Une idée reçue particulièrement tenace occupe le devant de la scène philosophique depuis l'époque du positivisme d'Auguste Comte, c'est-à-dire depuis plus d'un siècle : l'idée selon laquelle la métaphysique serait morte avec Kant, à la fin du xviiie siècle, pour ne laisser la place qu'à des recherches éparses, empiriques et positives, se constituant comme sciences particulières en des domaines distincts et se substituant peu à peu aux divers champs prospectés jadis par la philosophie.

Il suffit de se référer à l'histoire réelle des idées pour se convaincre du caractère artificiel de cette idée reçue : en fait, avec Hegel, Nietzsche, Schopenhauer, Heidegger ou Sartre, la pensée philosophique poursuit sa recherche et son aventure à côté et au-delà des sciences positives.
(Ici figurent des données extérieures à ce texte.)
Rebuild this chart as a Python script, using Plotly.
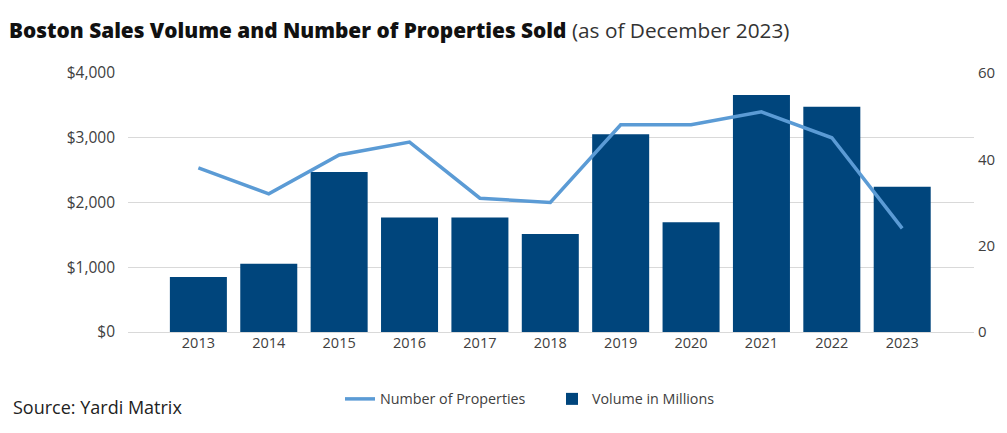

Mieux : la philosophie n'hésite pas à reprendre sans cesse le problème fondamental de cette métaphysique dont on annonçait la mort et qui est le problème de l'être. Dans son rapport au vouloir-vivre, au temps, ou au néant, c'est toujours sur l'être que la métaphysique moderne réfléchit.

On peut être plus précis : si elle s'étend jusqu'à Sartre et Heidegger dans sa formulation générale, la réflexion sur l'être s'étend au moins jusqu'à Hegel dans sa formulation particulière qui est une référence à la substance. Certes, puisque depuis Aristote l'être au sens plein est la substance même, on pourrait admettre que les philosophies de Sartre ou Heidegger sont aussi des métaphysiques de la substance. Mais il ne convient pas d'identifier trop vite l'être en général et cette forme éminente de l'être qu'est la substance. Concluons seulement que la métaphysique est bien vivante au xxe siècle comme perpétuation de la réflexion sur l'être, et qu'elle est notamment à son plus haut degré d'éminence avec Hegel dont la philosophie se constitue paradoxalement comme une phénoménologie de la substance. Comme chez Aristote et comme chez Spinoza (en un sens évidemment différent), la substance se donne chez Hegel comme le point focal de la métaphysique et, plus précisément, comme son origine et sa fin.

Substance et transcendance

Aristote

C'est la définition de la « philosophie première » qui, chez Aristote (à travers les livres Γ, Λ, Ζ, Θ de la Métaphysique), va se constituer comme l'origine simultanée de la métaphysique occidentale et de la philosophie d'Aristote ; la philosophie première est la science de l'être en tant qu'être et non pas la connaissance particulière de tel ou tel domaine de la réalité. Certes, cette définition de la première tâche de la philosophie (appelée « métaphysique » par les successeurs d'Aristote) pose d'abord un problème de terminologie que les critiques (et notamment Pierre Aubenque dans Le Problème de l'être chez Aristote) ont fort bien mis en évidence : la métaphysique (ou philosophie première comme science de l'être) est-elle identique à la théologie, ou science de Dieu ? On peut supposer (et ici prévaut l'interprétation heideggérienne) que c'est l'ontologie, comme authentique science de l'être, qui constitue le véritable domaine de la métaphysique, et qu'elle est à ce titre antérieure à la théologie, qui n'étudie qu'un être particulier, fût-il transcendant et inconnaissable en fait. Mais on peut aussi penser que chez Aristote (et c'est ici l'interprétation traditionnelle) la théologie n'est que l'ontologie à son plus haut niveau puisqu'elle est la science d'un être par excellence qui est Dieu et qui, surtout, est la véritable όυσ́ια, l'essence par excellence, celle justement qu'on peut désigner par le terme de substance.